## [Your task]
Print nothing but the lines from the start of the listing below through the line that contains "[49.3, 49.3, 47.3, 45.5, 44.6, 48.4]]". Do not include the pictures.

## [Dataset content]
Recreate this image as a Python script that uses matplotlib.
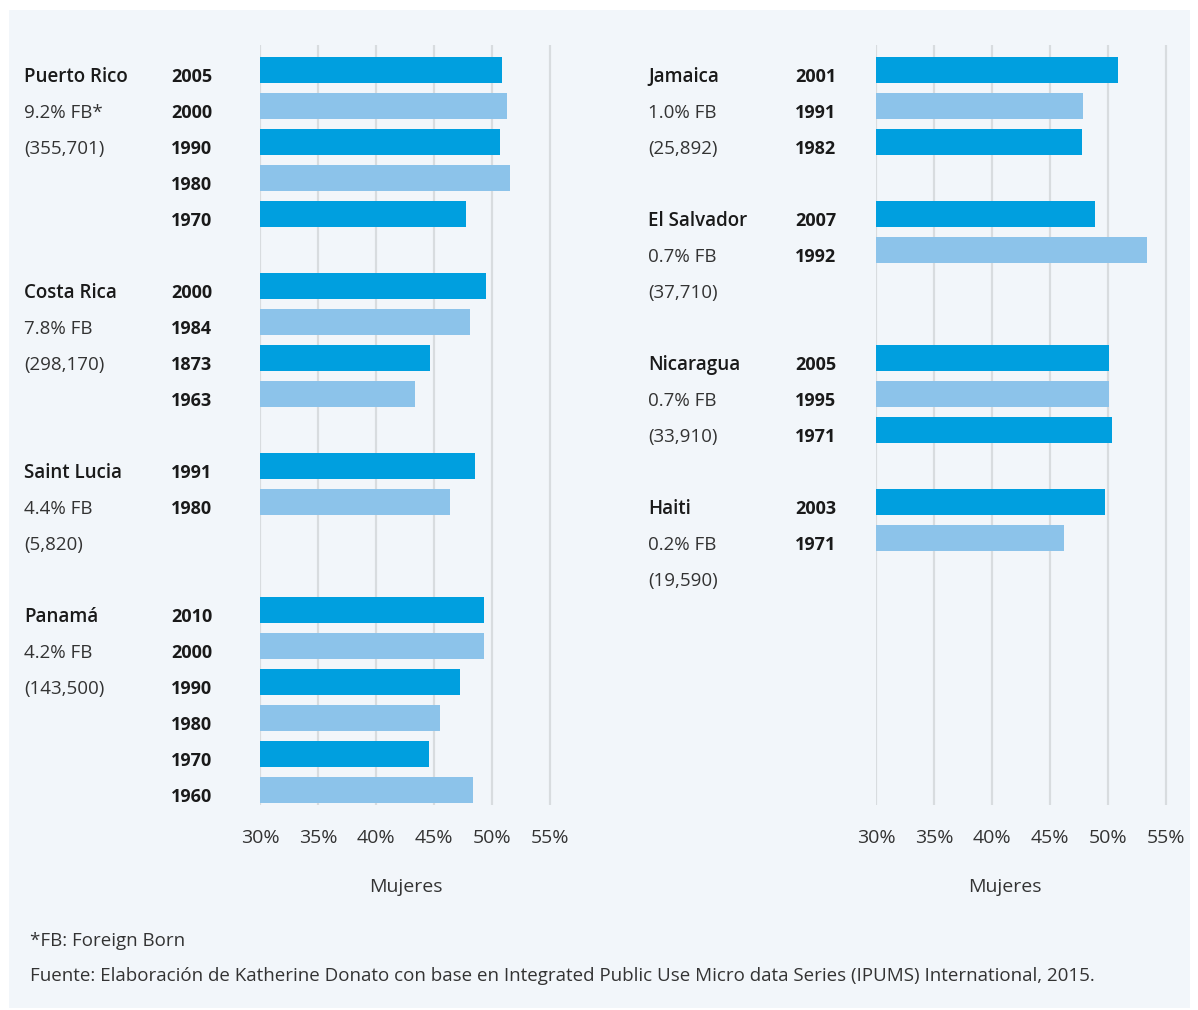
import matplotlib.pyplot as plt
from matplotlib.patches import Rectangle
from matplotlib.transforms import blended_transform_factory

plt.rcParams['font.family'] = ['Open Sans', 'DejaVu Sans']

DARK = '#009fdf'
LIGHT = '#8cc3ea'
TEXT = '#1a1a1a'

# left panel
left_countries = ['Puerto Rico', 'Costa Rica', 'Saint Lucia', 'Panamá']
left_share = ['9.2% FB*', '7.8% FB', '4.4% FB', '4.2% FB']
left_pop = ['(355,701)', '(298,170)', '(5,820)', '(143,500)']
left_years = [['2005', '2000', '1990', '1980', '1970'],
              ['2000', '1984', '1873', '1963'],
              ['1991', '1980'],
              ['2010', '2000', '1990', '1980', '1970', '1960']]
left_values = [[50.9, 51.3, 50.7, 51.6, 47.8],
               [49.5, 48.1, 44.7, 43.4],
               [48.6, 46.4],
               [49.3, 49.3, 47.3, 45.5, 44.6, 48.4]]

# right panel
right_countries = ['Jamaica', 'El Salvador', 'Nicaragua', 'Haiti']
right_share = ['1.0% FB', '0.7% FB', '0.7% FB', '0.2% FB']
right_pop = ['(25,892)', '(37,710)', '(33,910)', '(19,590)']
right_years = [['2001', '1991', '1982'],
               ['2007', '1992'],
               ['2005', '1995', '1971'],
               ['2003', '1971']]
right_values = [[50.9, 47.9, 47.8],
                [48.9, 53.4],
                [50.1, 50.1, 50.4],
                [49.8, 46.2]]

ticks = [30, 35, 40, 45, 50, 55]
tick_labels = ['30%', '35%', '40%', '45%', '50%', '55%']

DY = 0.2  # labels sit a little below the bar centres


def draw_panel(ax, countries, share, pop, years, values, x_name, x_year):
    trans = blended_transform_factory(fig.transFigure, ax.transData)
    row = 0
    for i, country in enumerate(countries):
        start = row
        for j, (yr, v) in enumerate(zip(years[i], values[i])):
            ax.barh(row, v - 30, left=30, height=0.72,
                    color=DARK if j % 2 == 0 else LIGHT, zorder=3)
            ax.text(x_year, row + DY, yr, transform=trans, ha='left', va='center',
                    fontsize=13, fontweight='bold', color=TEXT)
            row += 1
        ax.text(x_name, start + DY, country, transform=trans, ha='left',
                va='center', fontsize=13.5, fontweight='semibold', color=TEXT)
        ax.text(x_name, start + 1 + DY, share[i], transform=trans, ha='left',
                va='center', fontsize=13.5, color='#333333')
        ax.text(x_name, start + 2 + DY, pop[i], transform=trans, ha='left',
                va='center', fontsize=13.5, color='#333333')
        row = max(row, start + 3) + 1
    ax.set_xlim(30, 55.3)
    ax.set_ylim(20.42, -0.69)
    ax.set_xticks(ticks)
    ax.set_xticklabels(tick_labels, fontsize=14, color='#333333')
    ax.set_yticks([])
    ax.tick_params(axis='x', length=0, pad=17)
    ax.grid(axis='x', color='#d8dcdf', linewidth=1.6, zorder=0)
    ax.set_facecolor('none')
    for s in ax.spines.values():
        s.set_visible(False)


fig = plt.figure(figsize=(11.98, 10.10), dpi=100)
fig.patch.set_facecolor('white')
fig.patches.append(Rectangle((9 / 1198, 1 - 1008 / 1010), 1181 / 1198, 998 / 1010,
                             transform=fig.transFigure, facecolor='#f2f6fa',
                             edgecolor='none', zorder=-10))

ax1 = fig.add_axes([260 / 1198, 1 - 805 / 1010, 293 / 1198, 760 / 1010])
ax2 = fig.add_axes([876 / 1198, 1 - 805 / 1010, 293 / 1198, 760 / 1010])

draw_panel(ax1, left_countries, left_share, left_pop, left_years, left_values,
           24 / 1198, 171 / 1198)
draw_panel(ax2, right_countries, right_share, right_pop, right_years, right_values,
           648 / 1198, 795 / 1198)

fig.text(406 / 1198, 1 - 887 / 1010, 'Mujeres', ha='center', va='center',
         fontsize=14, color='#333333')
fig.text(1005 / 1198, 1 - 887 / 1010, 'Mujeres', ha='center', va='center',
         fontsize=14, color='#333333')

fig.text(30 / 1198, 1 - 941 / 1010, '*FB: Foreign Born', ha='left', va='center',
         fontsize=13.5, color='#333333')
fig.text(30 / 1198, 1 - 976 / 1010,
         'Fuente: Elaboración de Katherine Donato con base en Integrated Public Use '
         'Micro data Series (IPUMS) International, 2015.',
         ha='left', va='center', fontsize=13.5, color='#333333')

fig.savefig('out.png', dpi=100, facecolor='white')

## [Solution to this task]
Recreate this image as a Python script that uses matplotlib.
import matplotlib.pyplot as plt
from matplotlib.patches import Rectangle
from matplotlib.transforms import blended_transform_factory

plt.rcParams['font.family'] = ['Open Sans', 'DejaVu Sans']

DARK = '#009fdf'
LIGHT = '#8cc3ea'
TEXT = '#1a1a1a'

# left panel
left_countries = ['Puerto Rico', 'Costa Rica', 'Saint Lucia', 'Panamá']
left_share = ['9.2% FB*', '7.8% FB', '4.4% FB', '4.2% FB']
left_pop = ['(355,701)', '(298,170)', '(5,820)', '(143,500)']
left_years = [['2005', '2000', '1990', '1980', '1970'],
              ['2000', '1984', '1873', '1963'],
              ['1991', '1980'],
              ['2010', '2000', '1990', '1980', '1970', '1960']]
left_values = [[50.9, 51.3, 50.7, 51.6, 47.8],
               [49.5, 48.1, 44.7, 43.4],
               [48.6, 46.4],
               [49.3, 49.3, 47.3, 45.5, 44.6, 48.4]]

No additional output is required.